When supply drum 3 transfers assembly 5 to rolling drum 1 a strip of wrapping paper 50 is received within the seat 10 and starts trailing the assembly. To wrap the paper 50 around assembly 5, belt 20 is driven so that its angular speed is less than that of rolling drum 1, causing the assemblies to rotate in seat 10 counterclockwise in FIG. 2. The instant each assembly 5 contacts surfaces 1000 of rolling wheels 100 and retaining surface 202, assembly 5 is rotated. By this, strip 50 is preferably completely wrapped around assembly 5, while assembly 5 is moved along retaining surface 202. Thereby, the wrapping process is continuously guided by assembly 5 being in contact at the three contact locations (two rollers 100, one retaining surface 201).
The tension in belt 20 may be maintained constant by means of tension roller bracket 250. As a result, the pressure that belt 20 exerts on assembly 5 is substantially constant, even if assembly 5 has a non-uniform cross section.
Heating elements (not shown) of a known type may be provided in the rolling drum 1 or in the retaining device 2, for example arranged next to a nip roller 23 to support in activating or curing of the adhesive to achieve rapid adhesion.

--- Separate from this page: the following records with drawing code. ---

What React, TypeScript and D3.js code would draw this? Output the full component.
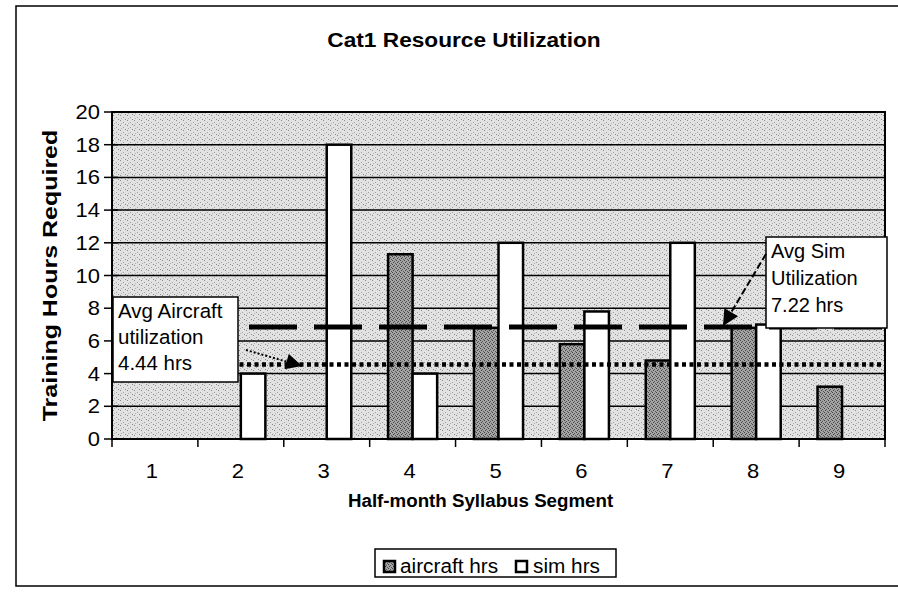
import React from 'react';
import * as d3 from 'd3';

const categories = ['1', '2', '3', '4', '5', '6', '7', '8', '9'];
const aircraftHrs = [0, 0, 0, 11.3, 6.8, 5.8, 4.8, 6.8, 3.2];
const simHrs = [0, 4, 18, 4, 12, 7.8, 12, 7, 0];
const yTicks = [0, 2, 4, 6, 8, 10, 12, 14, 16, 18, 20];
const seriesNames = ['aircraft hrs', 'sim hrs'];
// where the hand-drawn average lines sit on the picture
const avgSimLevel = 6.85;
const avgAircraftLevel = 4.55;

const W = 898;
const H = 592;
const font = '"Liberation Sans", Arial, sans-serif';

// text with a small horizontal stretch (the scan is a bit wider than the font)
const T = ({x, y, size, sx = 1, anchor = 'start', weight = 'normal', rotate = 0, children}: any) => (
  <text
    transform={`translate(${x},${y}) rotate(${rotate}) scale(${sx},1)`}
    fontSize={size}
    fontWeight={weight}
    textAnchor={anchor}
  >
    {children}
  </text>
);

const App = () => {
  // plot area
  const left = 112, right = 885, top = 112, bottom = 439;

  const x = d3.scaleBand<string>().domain(categories).range([left, right]).padding(0);
  const x1 = d3
    .scaleBand<string>()
    .domain(seriesNames)
    .range([0, x.bandwidth()])
    .paddingInner(0)
    .paddingOuter(0.75);
  const y = d3.scaleLinear().domain([0, 20]).range([bottom, top]);

  const bars: {cat: string; s: string; v: number}[] = [];
  categories.forEach((c, i) => {
    bars.push({cat: c, s: seriesNames[0], v: aircraftHrs[i]});
    bars.push({cat: c, s: seriesNames[1], v: simHrs[i]});
  });

  const ySim = y(avgSimLevel);
  const yAir = y(avgAircraftLevel);

  return (
    <svg width={W} height={H} style={{position: 'absolute', left: 0, top: 0}} fontFamily={font}>
      <defs>
        <pattern id="bgDots" width="7" height="5" patternUnits="userSpaceOnUse">
          <rect width="7" height="5" fill="#e2e2e2" />
          <rect x="1" y="0" width="1" height="1" fill="#8a8a8a" />
          <rect x="4" y="2" width="1" height="1" fill="#a0a0a0" />
          <rect x="2" y="3" width="1" height="1" fill="#b0b0b0" />
          <rect x="6" y="4" width="1" height="1" fill="#8a8a8a" />
        </pattern>
        <pattern id="barDots" width="4" height="4" patternUnits="userSpaceOnUse">
          <rect width="4" height="4" fill="#a4a4a4" />
          <rect x="0" y="0" width="1" height="1" fill="#444" />
          <rect x="2" y="1" width="1" height="1" fill="#555" />
          <rect x="1" y="2" width="1" height="1" fill="#444" />
          <rect x="3" y="3" width="1" height="1" fill="#555" />
        </pattern>
        <marker id="head" viewBox="0 0 10 10" refX="10" refY="5" markerWidth="10" markerHeight="8" orient="auto" markerUnits="strokeWidth">
          <path d="M0,0 L10,5 L0,10 z" fill="#000" />
        </marker>
      </defs>

      <rect x={0} y={0} width={W} height={H} fill="#fff" />
      {/* outer chart border */}
      <rect x={16} y={6} width={W - 14} height={580} fill="none" stroke="#000" strokeWidth={1.5} />

      {/* title */}
      <T x={464} y={47} size={21} sx={1.08} anchor="middle" weight="bold">
        Cat1 Resource Utilization
      </T>

      {/* plot background */}
      <rect x={left} y={top} width={right - left} height={bottom - top} fill="url(#bgDots)" />

      {/* gridlines */}
      {yTicks.map(t => (
        <line key={'g' + t} x1={left} x2={right} y1={y(t)} y2={y(t)} stroke="#000" strokeWidth={1.5} />
      ))}

      {/* bars */}
      {bars
        .filter(b => b.v > 0)
        .map(b => (
          <rect
            key={b.cat + b.s}
            x={(x(b.cat) ?? 0) + (x1(b.s) ?? 0)}
            y={y(b.v)}
            width={x1.bandwidth()}
            height={bottom - y(b.v)}
            fill={b.s === seriesNames[0] ? 'url(#barDots)' : '#fff'}
            stroke="#000"
            strokeWidth={2.5}
          />
        ))}

      {/* plot border */}
      <rect x={left} y={top} width={right - left} height={bottom - top} fill="none" stroke="#000" strokeWidth={2} />

      {/* y axis */}
      {yTicks.map(t => (
        <g key={'y' + t}>
          <line x1={left - 8} x2={left + 6} y1={y(t)} y2={y(t)} stroke="#000" strokeWidth={1.5} />
          <T x={100} y={y(t) + 7} size={20} sx={1.1} anchor="end">
            {t}
          </T>
        </g>
      ))}
      <T x={57} y={(top + bottom) / 2} size={21} sx={1.19} anchor="middle" weight="bold" rotate={-90}>
        Training Hours Required
      </T>

      {/* x axis */}
      <line x1={left} x2={right} y1={bottom} y2={bottom} stroke="#000" strokeWidth={2} />
      {categories.map(c => (
        <line key={'t' + c} x1={x(c)} x2={x(c)} y1={bottom} y2={bottom + 8} stroke="#000" strokeWidth={1.5} />
      ))}
      <line x1={right} x2={right} y1={bottom} y2={bottom + 8} stroke="#000" strokeWidth={1.5} />
      {categories.map(c => (
        <T key={'l' + c} x={(x(c) ?? 0) + x.bandwidth() / 2 - 3} y={478} size={20} sx={1.1} anchor="middle">
          {c}
        </T>
      ))}
      <T x={348} y={507} size={18} sx={1.04} weight="bold">
        Half-month Syllabus Segment
      </T>

      {/* average lines */}
      <line x1={left} x2={right} y1={ySim} y2={ySim} stroke="#000" strokeWidth={5} strokeDasharray="48 17" strokeDashoffset={-72} />
      <line x1={left} x2={right} y1={yAir} y2={yAir} stroke="#000" strokeWidth={4.5} strokeDasharray="4 3.5" />

      {/* aircraft annotation */}
      <rect x={113} y={297} width={125} height={85} fill="#fff" stroke="#000" strokeWidth={1.5} />
      <T x={118} y={318} size={20.5}>Avg Aircraft</T>
      <T x={118} y={344} size={20.5}>utilization</T>
      <T x={118} y={370} size={20.5}>4.44 hrs</T>
      <line x1={246} y1={350} x2={302} y2={366} stroke="#000" strokeWidth={2} strokeDasharray="2 2" markerEnd="url(#head)" />

      {/* sim annotation */}
      <rect x={766} y={237} width={121} height={91} fill="#fff" stroke="#000" strokeWidth={1.5} />
      <T x={771} y={258} size={20}>Avg Sim</T>
      <T x={771} y={285} size={20}>Utilization</T>
      <T x={771} y={312} size={20}>7.22 hrs</T>
      <line x1={766} y1={254} x2={723} y2={326} stroke="#000" strokeWidth={2} strokeDasharray="7 3" markerEnd="url(#head)" />

      {/* legend */}
      <rect x={375} y={549} width={241} height={28} fill="#fff" stroke="#000" strokeWidth={1.5} />
      <rect x={384} y={561} width={11} height={11} fill="url(#barDots)" stroke="#000" strokeWidth={2.5} />
      <T x={400} y={573} size={20} sx={1.04}>
        {seriesNames[0]}
      </T>
      <rect x={516} y={561} width={11} height={11} fill="#fff" stroke="#000" strokeWidth={2.5} />
      <T x={533} y={573} size={20} sx={1.04}>
        {seriesNames[1]}
      </T>
    </svg>
  );
};

export default App;
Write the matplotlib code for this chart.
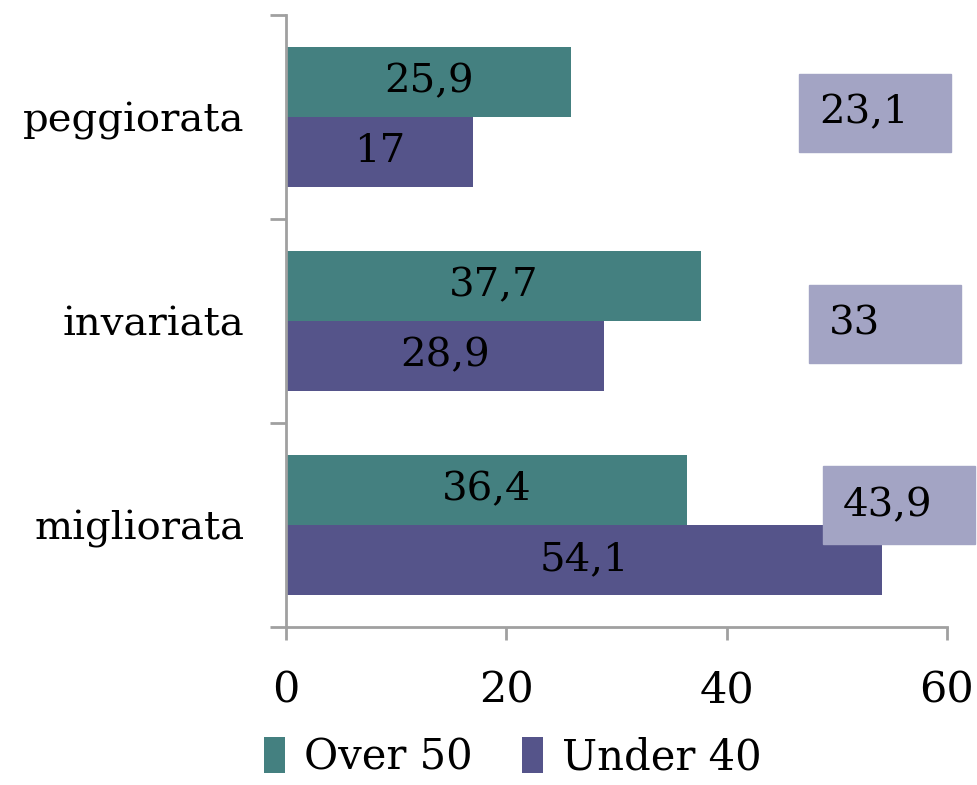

The wrapping time of each assembly 5 is preferably at most equal to the time taken by the respective seat 10 to travel along retaining surface 202. As such the wrapping time is still a function of the operating speed of at least rolling drum 1. However, the speed at which each assembly 5 is rotated about its axis is much less than the rotational speed of rolling drum 1 and depends foremost on the speed differential between the rolling drum 1 and belt 20.
The system and method according to the invention enable an assembly to be wrapped relatively slowly even while being moved through a wrapping system at a high speed. This permits the wrapping operation to be carried out sufficiently slowly to prevent damage to the products while maintaining a high production rate.